EXERCISE DIRECTIONS —
Copy out the data below as written; omit any images.

[GIVEN INFORMATION start]

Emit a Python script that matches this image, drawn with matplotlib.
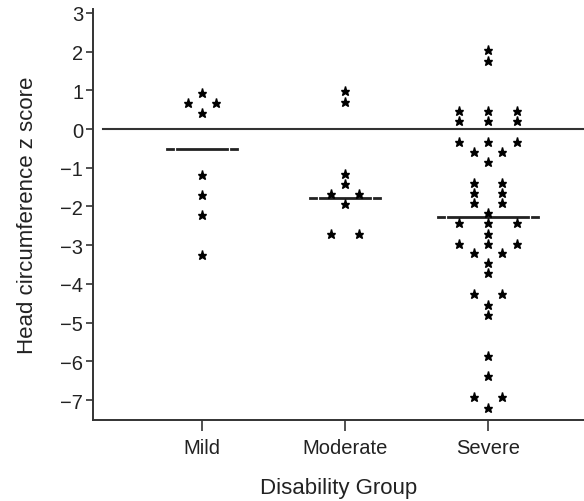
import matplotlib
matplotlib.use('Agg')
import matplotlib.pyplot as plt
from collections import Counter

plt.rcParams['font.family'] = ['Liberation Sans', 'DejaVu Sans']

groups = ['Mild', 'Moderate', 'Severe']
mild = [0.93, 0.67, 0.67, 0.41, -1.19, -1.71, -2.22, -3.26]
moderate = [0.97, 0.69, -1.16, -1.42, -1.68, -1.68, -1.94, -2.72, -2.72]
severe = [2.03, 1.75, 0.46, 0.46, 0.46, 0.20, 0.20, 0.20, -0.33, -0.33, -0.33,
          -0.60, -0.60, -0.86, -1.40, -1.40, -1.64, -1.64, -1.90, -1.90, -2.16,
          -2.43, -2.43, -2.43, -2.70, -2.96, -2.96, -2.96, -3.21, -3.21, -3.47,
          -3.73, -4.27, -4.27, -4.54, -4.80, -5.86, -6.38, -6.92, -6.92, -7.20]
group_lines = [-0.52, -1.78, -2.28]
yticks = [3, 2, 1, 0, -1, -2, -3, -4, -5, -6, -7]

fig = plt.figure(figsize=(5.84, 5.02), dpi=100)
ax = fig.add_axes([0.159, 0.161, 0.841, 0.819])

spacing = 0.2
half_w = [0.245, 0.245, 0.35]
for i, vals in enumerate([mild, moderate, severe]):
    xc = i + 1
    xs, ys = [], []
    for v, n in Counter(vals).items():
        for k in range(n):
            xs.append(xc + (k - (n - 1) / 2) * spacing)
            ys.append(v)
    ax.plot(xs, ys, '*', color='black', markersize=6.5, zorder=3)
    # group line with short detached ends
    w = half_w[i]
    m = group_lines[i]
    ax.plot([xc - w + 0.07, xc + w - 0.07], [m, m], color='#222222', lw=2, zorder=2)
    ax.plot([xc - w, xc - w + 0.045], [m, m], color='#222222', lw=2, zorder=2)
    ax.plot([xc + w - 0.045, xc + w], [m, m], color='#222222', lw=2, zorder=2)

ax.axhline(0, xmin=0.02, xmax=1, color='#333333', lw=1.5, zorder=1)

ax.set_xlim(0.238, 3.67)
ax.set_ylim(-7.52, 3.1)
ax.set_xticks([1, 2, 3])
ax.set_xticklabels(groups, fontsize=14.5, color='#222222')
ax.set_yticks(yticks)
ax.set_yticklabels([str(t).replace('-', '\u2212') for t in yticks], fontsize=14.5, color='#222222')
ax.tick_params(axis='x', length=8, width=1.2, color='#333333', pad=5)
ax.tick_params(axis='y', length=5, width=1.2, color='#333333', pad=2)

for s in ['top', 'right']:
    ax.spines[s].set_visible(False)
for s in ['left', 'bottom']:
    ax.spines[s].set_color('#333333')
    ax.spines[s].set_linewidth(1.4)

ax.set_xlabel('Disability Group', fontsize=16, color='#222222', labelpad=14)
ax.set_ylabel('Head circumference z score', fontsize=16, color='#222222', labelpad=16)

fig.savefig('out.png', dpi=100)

[GIVEN INFORMATION end]

FINAL RESULT —
Emit a Python script that matches this image, drawn with matplotlib.
import matplotlib
matplotlib.use('Agg')
import matplotlib.pyplot as plt
from collections import Counter

plt.rcParams['font.family'] = ['Liberation Sans', 'DejaVu Sans']

groups = ['Mild', 'Moderate', 'Severe']
mild = [0.93, 0.67, 0.67, 0.41, -1.19, -1.71, -2.22, -3.26]
moderate = [0.97, 0.69, -1.16, -1.42, -1.68, -1.68, -1.94, -2.72, -2.72]
severe = [2.03, 1.75, 0.46, 0.46, 0.46, 0.20, 0.20, 0.20, -0.33, -0.33, -0.33,
          -0.60, -0.60, -0.86, -1.40, -1.40, -1.64, -1.64, -1.90, -1.90, -2.16,
          -2.43, -2.43, -2.43, -2.70, -2.96, -2.96, -2.96, -3.21, -3.21, -3.47,
          -3.73, -4.27, -4.27, -4.54, -4.80, -5.86, -6.38, -6.92, -6.92, -7.20]
group_lines = [-0.52, -1.78, -2.28]
yticks = [3, 2, 1, 0, -1, -2, -3, -4, -5, -6, -7]

fig = plt.figure(figsize=(5.84, 5.02), dpi=100)
ax = fig.add_axes([0.159, 0.161, 0.841, 0.819])

spacing = 0.2
half_w = [0.245, 0.245, 0.35]
for i, vals in enumerate([mild, moderate, severe]):
    xc = i + 1
    xs, ys = [], []
    for v, n in Counter(vals).items():
        for k in range(n):
            xs.append(xc + (k - (n - 1) / 2) * spacing)
            ys.append(v)
    ax.plot(xs, ys, '*', color='black', markersize=6.5, zorder=3)
    # group line with short detached ends
    w = half_w[i]
    m = group_lines[i]
    ax.plot([xc - w + 0.07, xc + w - 0.07], [m, m], color='#222222', lw=2, zorder=2)
    ax.plot([xc - w, xc - w + 0.045], [m, m], color='#222222', lw=2, zorder=2)
    ax.plot([xc + w - 0.045, xc + w], [m, m], color='#222222', lw=2, zorder=2)

ax.axhline(0, xmin=0.02, xmax=1, color='#333333', lw=1.5, zorder=1)

ax.set_xlim(0.238, 3.67)
ax.set_ylim(-7.52, 3.1)
ax.set_xticks([1, 2, 3])
ax.set_xticklabels(groups, fontsize=14.5, color='#222222')
ax.set_yticks(yticks)
ax.set_yticklabels([str(t).replace('-', '\u2212') for t in yticks], fontsize=14.5, color='#222222')
ax.tick_params(axis='x', length=8, width=1.2, color='#333333', pad=5)
ax.tick_params(axis='y', length=5, width=1.2, color='#333333', pad=2)

for s in ['top', 'right']:
    ax.spines[s].set_visible(False)
for s in ['left', 'bottom']:
    ax.spines[s].set_color('#333333')
    ax.spines[s].set_linewidth(1.4)

ax.set_xlabel('Disability Group', fontsize=16, color='#222222', labelpad=14)
ax.set_ylabel('Head circumference z score', fontsize=16, color='#222222', labelpad=16)

fig.savefig('out.png', dpi=100)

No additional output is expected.